Capt. Kelly Muniz, an LAPD spokeswoman, said Podberesky’s complaint sparked an internal investigation. The meeting with Moore took place on April 24, according to Muniz, who would not say why Moore sat down with the lawyer.

After the complaint was filed, Myape expressed concern about testifying, Mueller said.

Muniz said Tuesday the department had also launched an internal investigation to determine whether LAPD personnel played a role in providing the discovery documents to Podberesky.

Karin Pouw, the church’s lead spokeswoman, dismissed the entire ordeal as an attempt to tie the church to the criminal case.

“The D.A.’s attempt to create an issue of a purported ‘leak’ is just a further example of harassment of the church. There is and was no impropriety other than the D.A. mischaracterizing what has occurred and attempting to insert the church where it does not belong,” Pouw said.


“Numerous false reports have been filed with the LAPD by the Jane Does falsely alleging church harassment,” she said, “and the D.A. has elicited false testimony regarding harassment. There is not a scintilla of evidence to support these claims.”

A spokeswoman for the district attorney’s office said she could not comment on a pending case.

The Los Angeles Police Department began investigating claims against Masterson in 2016, starting a case that eventually led prosecutors to charge the actor with three counts of rape in 2020.

A year before his arrest, the women filed a lawsuit against Masterson and the church accusing him of conspiring with Scientology to intimidate them into silence. That civil case is still pending.

Jurors deadlocked in November after Masterson’s first criminal trial, and a majority of the 12-member panel said they would have voted to acquit him. The second trial has lasted a little more than two weeks, and the testimony has largely remained the same since the women first took the stand against him in a 2021 preliminary hearing.

The prosecution’s case in the second trial has focused on the idea that Masterson drugged the women before assaulting them. Each of the accusers — as well as a so-called prior bad acts witness who says Masterson assaulted her at a film wrap party in Toronto in 2000 — described growing woozy and nauseous after being handed a drink by the actor. Not long after, each woman testified, Masterson isolated and assaulted them.

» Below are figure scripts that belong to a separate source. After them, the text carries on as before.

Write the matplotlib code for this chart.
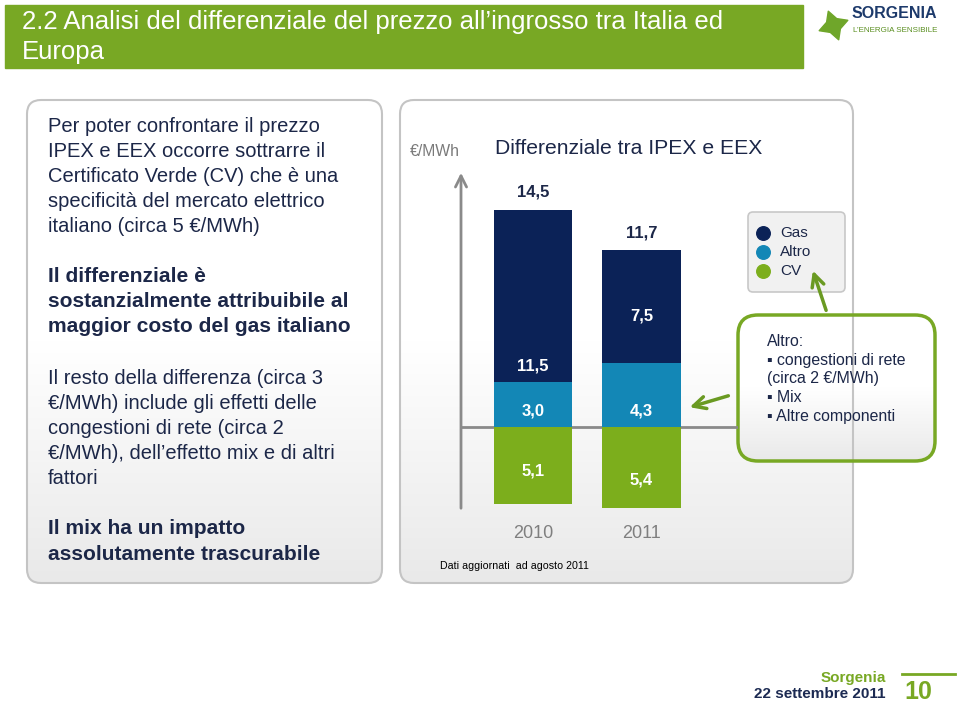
import numpy as np
import matplotlib
matplotlib.use('Agg')
import matplotlib.pyplot as plt
from matplotlib.patches import FancyBboxPatch, Rectangle
from matplotlib.colors import LinearSegmentedColormap

plt.rcParams['font.family'] = ['Liberation Sans', 'DejaVu Sans']

# data
years = ['2010', '2011']
gas = [11.5, 7.5]
altro = [3.0, 4.3]
cv = [5.1, 5.4]
totals = [14.5, 11.7]

# where the value labels sit inside the segments (data units)
gas_label_y = [4.07, 7.4]
altro_label_y = [1.07, 1.07]
cv_label_y = [-2.93, -3.53]

GREEN = '#78a824'
GAS = '#0b2257'
ALTRO = '#1387b6'
CV = '#7cae1c'
NAVY = '#1c2748'
GRAY = '#8a8a8a'

def fmt(v):
    return f'{v:.1f}'.replace('.', ',')

fig = plt.figure(figsize=(9.6, 7.06), dpi=100)
bg = fig.add_axes([0, 0, 1, 1])
bg.axis('off')
bg.set_autoscale_on(False)
bg.set_xlim(0, 960)
bg.set_ylim(706, 0)

grad_cmap = LinearSegmentedColormap.from_list('panel', ['#ffffff', '#ffffff', '#e9e9e9'])

def panel(x0, y0, w, h, ec, lw, r):
    box = FancyBboxPatch((x0, y0), w, h, boxstyle=f'round,pad=0,rounding_size={r}',
                         fc='none', ec=ec, lw=lw, zorder=3)
    bg.add_patch(box)
    grad = np.linspace(0, 1, 256).reshape(-1, 1)
    im = bg.imshow(grad, cmap=grad_cmap, extent=(x0, x0 + w, y0 + h, y0),
                   aspect='auto', zorder=2)
    im.set_clip_path(box)

# title bar
bg.add_patch(Rectangle((5, 5), 798, 63, color=GREEN, zorder=1))
bg.text(22, 22, '2.2 Analisi del differenziale del prezzo all\u2019ingrosso tra Italia ed',
        color='white', fontsize=18.5, va='center', zorder=4)
bg.text(22, 52, 'Europa', color='white', fontsize=18.5, va='center', zorder=4)

# logo
bg.scatter(833, 25, marker=(4, 1, 20), s=480, color='#6fa62a', zorder=4)
bg.text(852, 14, 'SORGENIA', color='#1d3a6b', fontsize=11.5, fontweight='bold',
        va='center', zorder=4)
bg.text(853, 30, 'L\u2019ENERGIA SENSIBILE', color='#5a8f20', fontsize=5.8,
        va='center', zorder=4)

# left panel
panel(27, 100, 355, 483, '#c4c4c4', 1.5, 14)
paragraphs = [
    (126, 'normal', ['Per poter confrontare il prezzo', 'IPEX e EEX occorre sottrarre il',
                     'Certificato Verde (CV) che \u00e8 una', 'specificit\u00e0 del mercato elettrico',
                     'italiano (circa 5 \u20ac/MWh)']),
    (276, 'bold', ['Il differenziale \u00e8', 'sostanzialmente attribuibile al',
                   'maggior costo del gas italiano']),
    (378, 'normal', ['Il resto della differenza (circa 3', '\u20ac/MWh) include gli effetti delle',
                     'congestioni di rete (circa 2', '\u20ac/MWh), dell\u2019effetto mix e di altri',
                     'fattori']),
    (529, 'bold', ['Il mix ha un impatto', 'assolutamente trascurabile']),
]
for y0, weight, lines in paragraphs:
    size = 14.5 if weight == 'normal' else 15.1
    for i, line in enumerate(lines):
        bg.text(48, y0 + i * 25.2, line, fontsize=size, fontweight=weight,
                color=NAVY, va='center', zorder=4)

# right panel
panel(400, 100, 453, 483, '#c4c4c4', 1.5, 14)
bg.text(410, 152, '\u20ac/MWh', fontsize=11.3, color='#7a7a7a', va='center', zorder=4)
bg.text(495, 149, 'Differenziale tra IPEX e EEX', fontsize=15.2, color=NAVY,
        va='center', zorder=4)
bg.text(440, 566, 'Dati aggiornati  ad agosto 2011', fontsize=7.7, color='black',
        va='center', zorder=4)

# legend
leg = FancyBboxPatch((748, 212), 97, 80, boxstyle='round,pad=0,rounding_size=5',
                     fc='#f1f1f1', ec='#c8c8c8', lw=1.2, zorder=3)
bg.add_patch(leg)
for yy, name, col in zip([233, 252, 271], ['Gas', 'Altro', 'CV'], [GAS, ALTRO, CV]):
    bg.scatter(763, yy, s=95, color=col, zorder=5)
    bg.text(780, yy, name, fontsize=11, color=NAVY, va='center', zorder=5)

# callout
panel(738, 315, 197, 146, GREEN, 2.5, 20)
callout = ['Altro:', '\u25aa congestioni di rete', '(circa 2 \u20ac/MWh)', '\u25aa Mix',
           '\u25aa Altre componenti']
for i, line in enumerate(callout):
    bg.text(767, 341 + i * 19, line, fontsize=11.4, color=NAVY, va='center', zorder=5)

arrow = dict(arrowstyle='->', color='#6a9a22', lw=2.5, mutation_scale=22)
bg.annotate('', xy=(812, 268), xytext=(827, 313), arrowprops=arrow, zorder=6)
bg.annotate('', xy=(687, 408), xytext=(731, 395), arrowprops=arrow, zorder=6)

# footer
bg.plot([902, 955], [674, 674], color=GREEN, lw=2, zorder=4)
bg.text(918, 692, '10', fontsize=18, fontweight='bold', color=GREEN,
        ha='center', va='center', zorder=4)
bg.text(886, 678, 'Sorgenia', fontsize=11, fontweight='bold', color=GREEN,
        ha='right', va='center', zorder=4)
bg.text(886, 694, '22 settembre 2011', fontsize=11, fontweight='bold', color='#1c2a52',
        ha='right', va='center', zorder=4)

# chart
ax = fig.add_axes([461 / 960, (706 - 511) / 706, (738 - 461) / 960, 341 / 706])
ax.patch.set_alpha(0)
ax.set_zorder(5)
x = np.arange(len(years))
w = 0.72
ax.bar(x, gas, bottom=altro, width=w, color=GAS, clip_on=False)
ax.bar(x, altro, width=w, color=ALTRO, clip_on=False)
ax.bar(x, [-v for v in cv], width=w, color=CV, clip_on=False)
ax.set_xlim(-(533 - 461) / 108.5, 1 + (738 - 641.5) / 108.5)
ax.set_ylim(-(511 - 427) / 15, (427 - 170) / 15)
ax.axhline(0, color=GRAY, lw=2, zorder=0)
for s in ax.spines.values():
    s.set_visible(False)
ax.set_xticks([])
ax.set_yticks([])
ax.annotate('', xy=(0, 1), xytext=(0, 0), xycoords='axes fraction',
            arrowprops=dict(arrowstyle='->', color=GRAY, lw=2, mutation_scale=20))

lab = dict(ha='center', va='center', color='white', fontsize=12, fontweight='bold')
for i in range(len(years)):
    ax.annotate(fmt(totals[i]), (x[i], gas[i] + altro[i]), xytext=(0, 7),
                textcoords='offset points', ha='center', va='bottom',
                color=NAVY, fontsize=12, fontweight='bold')
    ax.text(x[i], gas_label_y[i], fmt(gas[i]), **lab)
    ax.text(x[i], altro_label_y[i], fmt(altro[i]), **lab)
    ax.text(x[i], cv_label_y[i], fmt(cv[i]), **lab)
    ax.text(x[i], -(533 - 427) / 15, years[i], ha='center', va='center',
            color='#7f7f7f', fontsize=13, clip_on=False)

fig.savefig('out.png', dpi=100)
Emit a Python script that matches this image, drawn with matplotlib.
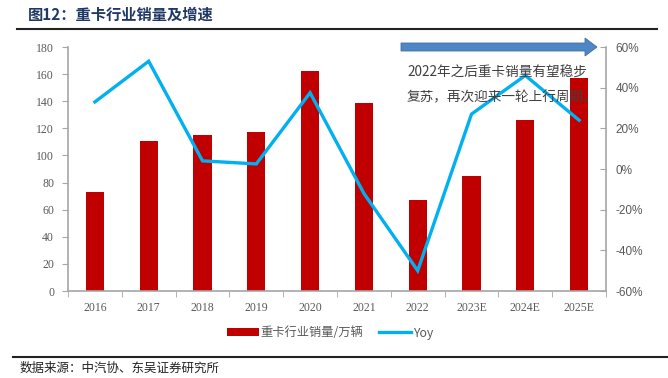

Cohen has pointed out there is no forensic evidence that anyone was drugged and noted that all but one of the women waited more than a decade to report their alleged assault to law enforcement.

Each woman expressed fear of being labeled a “suppressive person” by Scientology if they went against the church or Masterson. Such a label was tantamount to excommunication, an extreme concern as most of the accusers’ relatives are also Scientologists, prosecutors said.

The church has repeatedly denied its doctrines bar members from reporting to police. But when Olmedo ordered Masterson to stand trial after the 2021 preliminary hearing, she ruled that Scientology has “an expressly written doctrine” that “not only discourages, but prohibits” its members from reporting one another to police.